Las Semanas Santas de entonces, que para
nosotros comenzaban un mes antes, cuando Don Emilio nos llevaba en hilera de a
dos, cogiditos de la mano, desde el colegio San Fernando hasta la Parroquia de
Santa Cruz, para recibir en nuestras inmaculadas frentes la ceniza, dejaron en
mí una gran impronta por aquello de las carracas -para nosotros eran
“carraclas”-, las nazarenas y las excursiones a los montes. Recuerdo que íbamos
un montón de niños recorriendo las calles de la ciudad, metiendo ruido a punta
pala con las carracas, como si en lugar de anunciar los oficios -no se podían
tocar las campanas-, quisiéramos despertar a todo el pueblo de un eterno
letargo, y nos lo pasábamos como los indios articulando nuestras pequeñas
muñecas para que las manillas o agarraderas que la tabla llevaba invertidas a
ambos lados, golpearan ininterrumpidamente contra ella haciendo todo el ruido
posible, pues, al cabo, las carracas estaban concebidas para causar estrépito,
y nosotros prestos para dar la lata. En las procesiones toda nuestra atención
se centraba en las nazarenas -seis u ocho- que, mientras la muchedumbre cantaba
aquello de “Llora la Virgen/ madre de
amor/ porque han matado a su hijo Dios”, y “Perdona a tu pueblo, Señor/ perdona
a tu pueblo/ perdónalo, Señor”, caminaban detrás de los pasos rigurosamente
enlutadas, con los pies descalzos y encadenados, para redimirse de no sé qué
pecados, causando en nosotros verdadero pavor.
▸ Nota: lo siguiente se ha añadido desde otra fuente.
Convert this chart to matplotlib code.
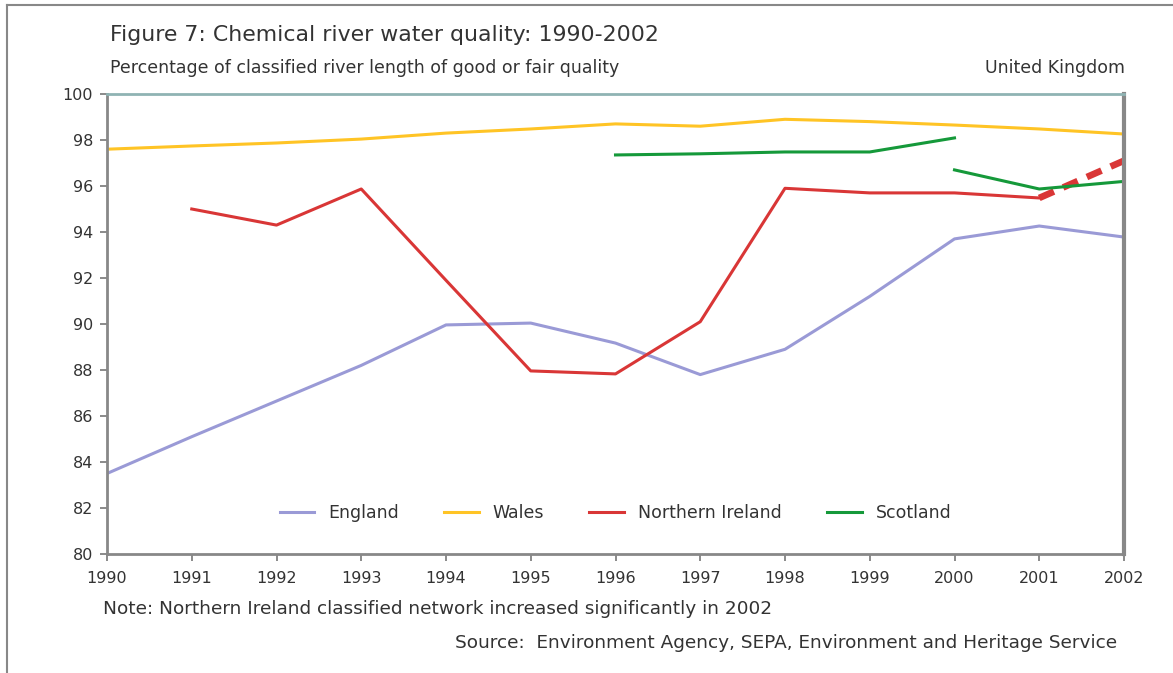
import matplotlib.pyplot as plt
from matplotlib.lines import Line2D

plt.rcParams['font.family'] = ['DejaVu Sans']

years = list(range(1990, 2003))
england = [83.5, 85.1, 86.65, 88.2, 89.96, 90.04, 89.17, 87.8, 88.9, 91.2, 93.7, 94.26, 93.78]
wales = [97.6, 97.74, 97.87, 98.04, 98.3, 98.48, 98.7, 98.6, 98.9, 98.8, 98.65, 98.48, 98.26]
ni_years = list(range(1991, 2002))
ni = [95.0, 94.3, 95.87, 91.9, 87.96, 87.83, 90.1, 95.9, 95.7, 95.7, 95.48]
ni_new_years = [2001, 2002]
ni_new = [95.48, 97.1]
scot_years = [1996, 1997, 1998, 1999, 2000]
scot = [97.35, 97.4, 97.48, 97.48, 98.09]
scot_new_years = [2000, 2001, 2002]
scot_new = [96.7, 95.87, 96.2]

c_eng = '#9a9ad6'
c_wal = '#ffc425'
c_ni = '#d93636'
c_sco = '#15993a'
txt = '#333333'

fig = plt.figure(figsize=(11.73, 6.73), dpi=100)
ax = fig.add_axes([107 / 1173, 1 - 554 / 673, 1017 / 1173, 460 / 673])

ax.plot(years, england, color=c_eng, lw=2.2, label='England')
ax.plot(years, wales, color=c_wal, lw=2.2, label='Wales')
ax.plot(ni_years, ni, color=c_ni, lw=2.2, label='Northern Ireland')
# 2002: classified network changed, shown dashed
ax.plot(ni_new_years, ni_new, color=c_ni, lw=4.8, ls=(0, (2.4, 1.5)))
ax.plot(scot_years, scot, color=c_sco, lw=2.2, label='Scotland')
ax.plot(scot_new_years, scot_new, color=c_sco, lw=2.2)

ax.set_xlim(1990, 2002)
ax.set_ylim(80, 100)
ax.set_xticks(years)
ax.set_yticks(range(80, 101, 2))
ax.tick_params(labelsize=11.5, labelcolor=txt, color='#777777', length=5, width=1.2)
ax.tick_params(axis='x', pad=7)
ax.tick_params(axis='y', pad=5)

for s in ['left', 'bottom']:
    ax.spines[s].set_color('#888888')
    ax.spines[s].set_linewidth(2)
ax.spines['top'].set_color('#8fb3b3')
ax.spines['top'].set_linewidth(2)
ax.spines['right'].set_color('#888888')
ax.spines['right'].set_linewidth(3)

ax.legend(loc='center', bbox_to_anchor=(0.5, 0.09), ncol=4, frameon=False,
          fontsize=12.5, handlelength=2.0, handletextpad=0.8, columnspacing=2.6, labelcolor=txt)

fig.text(110 / 1173, 1 - 35 / 673, 'Figure 7: Chemical river water quality: 1990-2002',
         fontsize=15.8, color=txt, va='center')
fig.text(110 / 1173, 1 - 68 / 673, 'Percentage of classified river length of good or fair quality',
         fontsize=12.5, color=txt, va='center')
fig.text(1125 / 1173, 1 - 68 / 673, 'United Kingdom', fontsize=12.5, color=txt, va='center', ha='right')
fig.text(103 / 1173, 1 - 609 / 673, 'Note: Northern Ireland classified network increased significantly in 2002',
         fontsize=13.3, color=txt, va='center')
fig.text(1117 / 1173, 1 - 643 / 673, 'Source:  Environment Agency, SEPA, Environment and Heritage Service',
         fontsize=13.3, color=txt, va='center', ha='right')

# outer frame (left and top)
fig.add_artist(Line2D([7 / 1173, 7 / 1173], [0, 1 - 5 / 673], color='#888888', lw=1.5))
fig.add_artist(Line2D([7 / 1173, 1], [1 - 5 / 673, 1 - 5 / 673], color='#888888', lw=1.5))

fig.savefig('out.png', dpi=100)
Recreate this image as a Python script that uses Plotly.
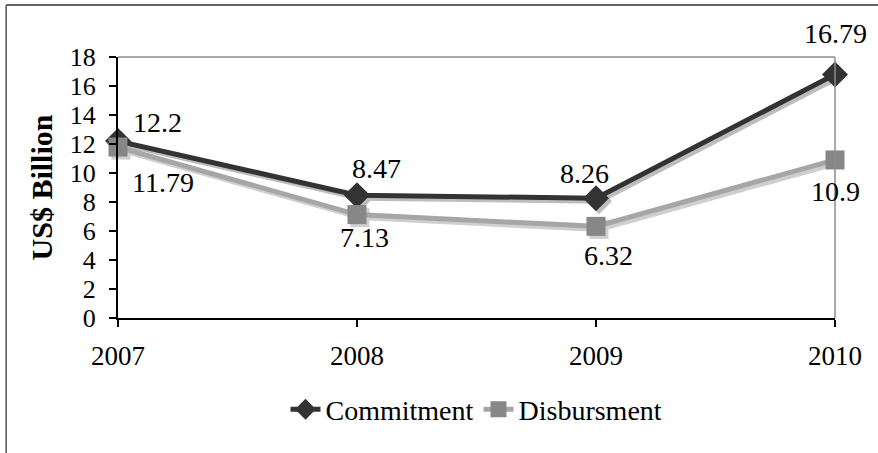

Como quiera que esos días la
radio -único entretenimiento que teníamos- interrumpía la emisión, nuestros
familiares venidos de fuera -acudían a nuestra ciudad cantidades ingentes de
visitantes, a pesar de no existir todavía eso que llaman “progreso”- nos
llevaban de excursión a los montes “Malpica”, “El Castillo” y “La Calavera”,
donde pasábamos horas inolvidables haciendo todo aquello que para nosotros
solos hubiera sido absolutamente inalcanzable. Finalmente, nos resultaba muy
curioso también, el hecho de que los bares, lugares muy iluminados donde
siempre había gentío, ruido y diversión, permanecieran a oscuras, vacíos y
silenciosos cuando pasaba la procesión.